Il ne faut pas oublier enfin que, si les nodules polymétalliques existent, leur exploitation sous 4 500 ou 5 500 m d'eau sera très difficile et horriblement coûteuse, si bien que nul ne peut dire actuellement si les nodules seront exploités un jour...

Yvonne Rebeyrol

Physique

La fusion et ses mystères

Depuis plus de trente ans, des chercheurs tentent de contrôler la fusion thermonucléaire, source potentielle d'une énergie pratiquement infinie. Ces efforts n'ont toujours pas permis de prouver qu'une production d'énergie soit techniquement possible, et aucun espoir sérieux n'existe de lui voir jouer un rôle économique avant 2020. Pourtant, les recherches continuent, avec des moyens importants qui ont exigé, pour les pays d'Europe, une mise en commun de leurs ressources.

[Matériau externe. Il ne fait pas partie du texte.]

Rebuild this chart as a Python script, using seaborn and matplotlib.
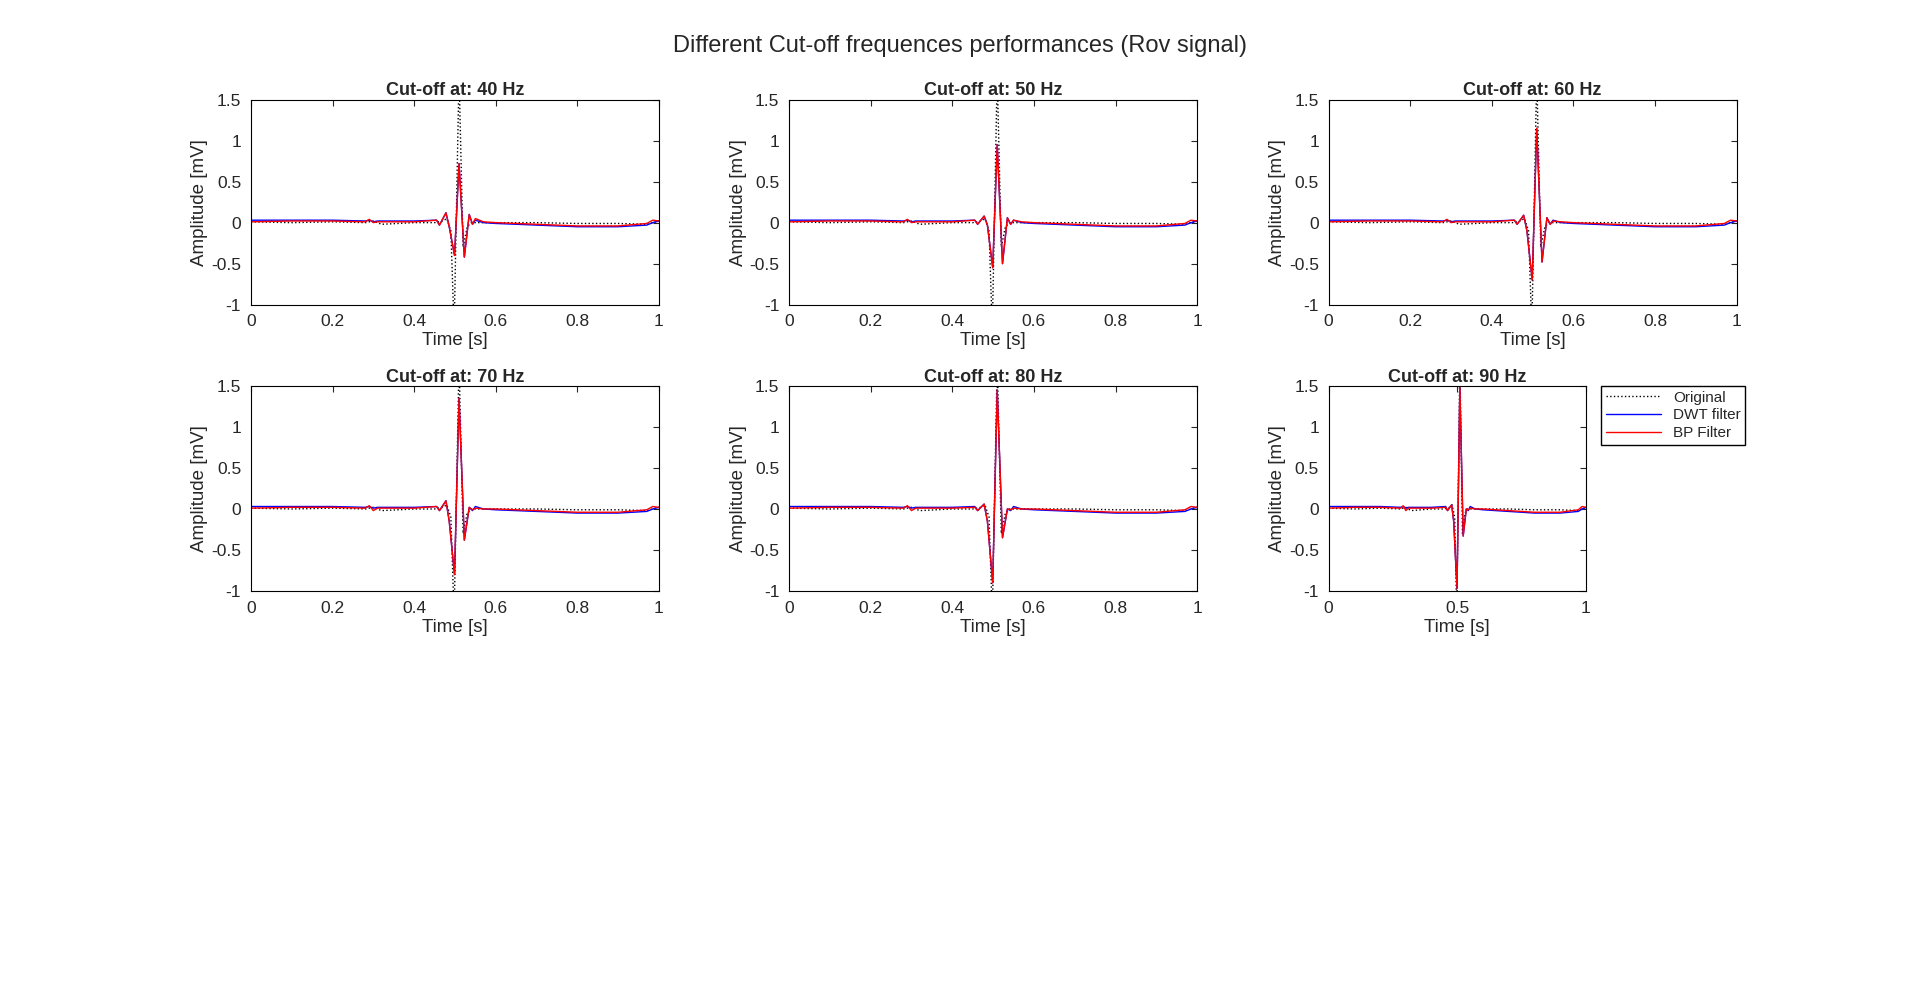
import numpy as np
import pandas as pd
import seaborn as sns
import matplotlib
matplotlib.use("Agg")
from matplotlib import pyplot as plt

cutoffs = [40, 50, 60, 70, 80, 90]

# original signal, time in s, amplitude in mV
t_orig = [0, 0.1, 0.2, 0.28, 0.30, 0.32, 0.40, 0.45, 0.47, 0.48, 0.49, 0.498, 0.51, 0.52, 0.53, 0.54, 0.6, 0.7, 0.8, 0.9, 0.97, 1.0]
v_orig = [0.01, 0.0, 0.01, 0.0, 0.02, -0.02, 0.0, 0.0, 0.02, 0.05, -0.1, -1.3, 1.8, -0.3, -0.05, 0.0, 0.0, 0.0, -0.01, -0.01, -0.02, 0.02]

# filtered signals: shared time knots
t_filt = [0, 0.1, 0.2, 0.28, 0.29, 0.30, 0.31, 0.40, 0.455, 0.462, 0.478, 0.486, 0.499, 0.510, 0.523, 0.535, 0.543, 0.55, 0.57, 0.6, 0.7, 0.8, 0.9, 0.97, 0.985, 1.0]

bp_vals = {
    40: [0.01, 0.02, 0.02, 0.01, 0.04, 0.0, 0.01, 0.01, 0.03, -0.03, 0.12, -0.05, -0.40, 0.72, -0.42, 0.10, -0.02, 0.05, 0.01, 0.0, -0.02, -0.04, -0.04, -0.01, 0.03, 0.02],
    50: [0.01, 0.02, 0.02, 0.01, 0.04, 0.0, 0.01, 0.01, 0.03, -0.02, 0.08, -0.03, -0.55, 0.95, -0.50, 0.06, -0.02, 0.03, 0.01, 0.0, -0.02, -0.04, -0.04, -0.01, 0.03, 0.02],
    60: [0.01, 0.02, 0.02, 0.01, 0.04, 0.0, 0.01, 0.01, 0.03, -0.02, 0.09, -0.10, -0.70, 1.15, -0.48, 0.06, -0.02, 0.02, 0.01, 0.0, -0.02, -0.04, -0.04, -0.01, 0.03, 0.02],
    70: [0.01, 0.02, 0.02, 0.01, 0.04, -0.02, 0.01, 0.01, 0.03, -0.02, 0.10, -0.15, -0.80, 1.35, -0.38, 0.02, -0.01, 0.01, 0.0, 0.0, -0.02, -0.04, -0.04, -0.01, 0.03, 0.02],
    80: [0.01, 0.02, 0.02, 0.01, 0.04, -0.02, 0.01, 0.01, 0.02, -0.02, 0.06, -0.15, -0.90, 1.45, -0.35, 0.0, -0.01, 0.01, 0.0, 0.0, -0.02, -0.04, -0.04, -0.01, 0.03, 0.02],
    90: [0.01, 0.02, 0.02, 0.01, 0.04, -0.02, 0.01, 0.01, 0.02, -0.02, 0.05, -0.15, -0.97, 1.50, -0.33, 0.0, -0.01, 0.01, 0.0, 0.0, -0.02, -0.04, -0.04, -0.01, 0.03, 0.02],
}
# DWT filter differs mainly in baseline (QRS part follows the BP filter)
dwt_base = [0.03, 0.03, 0.03, 0.02, 0.03, 0.01, 0.02, 0.02, 0.03, -0.03, 0.0, 0.0, 0.0, 0.0, 0.0, 0.0, -0.02, 0.03, 0.0, -0.01, -0.03, -0.05, -0.05, -0.03, 0.0, 0.02]

xticks = {0: [0, 0.2, 0.4, 0.6, 0.8, 1], 1: [0, 0.5, 1]}
yticks = [-1, -0.5, 0, 0.5, 1, 1.5]

sns.set_style("white")
plt.rcParams["font.family"] = ["Liberation Sans", "DejaVu Sans"]
plt.rcParams["axes.unicode_minus"] = False

fig = plt.figure(figsize=(19.2, 9.86), dpi=100)
fig.suptitle("Different Cut-off frequences performances (Rov signal)", fontsize=17, y=0.965)

lefts = [0.1307, 0.411, 0.692]
bottoms = [0.691, 0.4006]


def lab(v):
    return f"{v:g}"


for i, fc in enumerate(cutoffs):
    r, c = divmod(i, 3)
    w = 0.134 if i == 5 else 0.2125
    ax = fig.add_axes([lefts[c], bottoms[r], w, 0.208])
    bp = bp_vals[fc]
    dwt = [bp[k] if 9 <= k <= 15 else dwt_base[k] for k in range(len(bp))]
    sns.lineplot(x=t_orig, y=v_orig, ax=ax, color="black", linestyle=":", linewidth=1, label="Original")
    sns.lineplot(x=t_filt, y=dwt, ax=ax, color="#0000ff", linewidth=1, label="DWT filter")
    sns.lineplot(x=t_filt, y=bp, ax=ax, color="#ff0000", linewidth=1, label="BP Filter")
    ax.set_xlim(0, 1)
    ax.set_ylim(-1, 1.5)
    xt = xticks[1 if i == 5 else 0]
    ax.set_xticks(xt)
    ax.set_xticklabels([lab(v) for v in xt])
    ax.set_yticks(yticks)
    ax.set_yticklabels([lab(v) for v in yticks])
    ax.tick_params(direction="in", top=True, right=True, labelsize=12.5, length=4, pad=7)
    for s in ax.spines.values():
        s.set_linewidth(0.8)
        s.set_color("black")
    ax.set_title(f"Cut-off at: {fc} Hz", fontsize=13, fontweight="bold", pad=3)
    ax.set_xlabel("Time [s]", fontsize=13.5, labelpad=2)
    ax.set_ylabel("Amplitude [mV]", fontsize=13.5, labelpad=2)
    if i == 5:
        ax.legend(loc="upper left", bbox_to_anchor=(1.06, 1.0), borderaxespad=0, fontsize=11,
                  frameon=True, fancybox=False, edgecolor="black", borderpad=0.3,
                  handlelength=3.6, labelspacing=0.25, framealpha=1)
    else:
        ax.get_legend().remove()

plt.savefig("out.png", dpi=100)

Des progrès marquants ont été récemment obtenus, qui tiennent surtout à la mise en service de deux appareils nouveaux ; en 1982, le Tokamak Fusion Test Reactor (TFTR) à Princeton (New Jersey), aux États-Unis ; puis, en 1983, le Joint European Torus (JET) à Culham (Oxfordshire), en Grande-Bretagne. Inauguré officiellement en avril 1984, le JET, conçu et construit sous l'égide de la CEE, est actuellement le plus puissant outil d'étude de la fusion, et donne aux Européens une primauté qui chagrine quelques esprits outre-Atlantique. Aussi les Américains préparent-ils activement la génération suivante : leur Tokamak Fusion Confinement Experiment (TFCX) pourrait voir sa construction commencer dès 1986, tandis que celle de la future machine européenne, le Next European Torus (NET), ne débutera pas avant 1990.

L'équivalence d'Einstein

La fusion — qui fournit l'énergie des étoiles et des bombes H — est l'exact opposé de la fission, mise en œuvre dans les bombes A et dans les centrales nucléaires. Dans la fission, un gros noyau atomique — en pratique un noyau d'uranium ou de plutonium — se casse en deux fragments. La somme des masses des noyaux fils est inférieure à celle de leur parent. En vertu de l'équivalence einsteinienne entre masse et énergie, la différence est transformée en énergie. Dans les bombes atomiques, cette énergie est brutalement libérée ; dans les centrales, elle vaporise de l'eau, qui actionne une turbine pour produire de l'électricité.

À l'inverse, la fusion met en œuvre deux noyaux légers, en pratique deux isotopes de l'hydrogène. Si ces deux noyaux viennent au contact l'un de l'autre, malgré la force répulsive qui s'exerce entre eux, ils se fondent en un noyau unique qui, cette fois-ci, est moins lourd que les deux noyaux de départ. Comme précédemment, le surcroît de masse apparaît sous forme d'énergie. L'utilisation destructrice n'a pas soulevé de trop grandes difficultés techniques, mais une production contrôlée d'énergie est plus ardue. C'est elle, ou plus exactement les conditions physiques de son contrôle, qui est cherchée dans les machines dont il a été question ci-dessus. Tous ces appareils sont des tokamaks, de grandes chambres annulaires dans lesquelles un gaz porté à des températures qui s'expriment en millions de degrés (plasma) est comprimé par de très forts champs magnétiques pour qu'il n'ait aucun contact avec les parois, ce qui le refroidirait instantanément. D'autres champs magnétiques induisent dans l'anneau de plasma un courant électrique de plusieurs milliers d'ampères, qui contribue à son échauffement : malheureusement, il n'y suffit pas, et des moyens supplémentaires de chauffage doivent être mis en place. Car le problème majeur de la fusion thermonucléaire est là : pour que les noyaux à fusionner viennent en contact les uns avec les autres, la matière fusible doit être portée à des températures incompatibles avec l'existence de tout récipient matériel.

Pesanteur

Pour le Soleil et les étoiles, leur énorme pesanteur compense la non moins énorme pression de dilatation que les millions de degrés du centre de l'astre engendrent dans les couches superficielles. Cette pesanteur empêche l'astre d'exploser. Sur terre il fallait trouver autre chose. Ce sont des champs magnétiques qu'on charge de s'opposer à la dilatation. Plusieurs configurations de champs magnétiques ont été et sont encore étudiées, mais la plus prometteuse est le tokamak, invention soviétique — dans laquelle Andrei Sakharov a joué un rôle important. Une seconde voie d'approche, sans champ magnétique, est aussi étudiée : le confinement inertiel, où l'on tente de comprimer et de chauffer de microscopiques billes de matière avec de puissants lasers ou des faisceaux de particules, d'une manière si rapide que les températures nécessaires à la fusion sont atteintes avant que la bille n'ait eu le temps de se dilater. En d'autres termes, on réalise de microscopiques bombes H.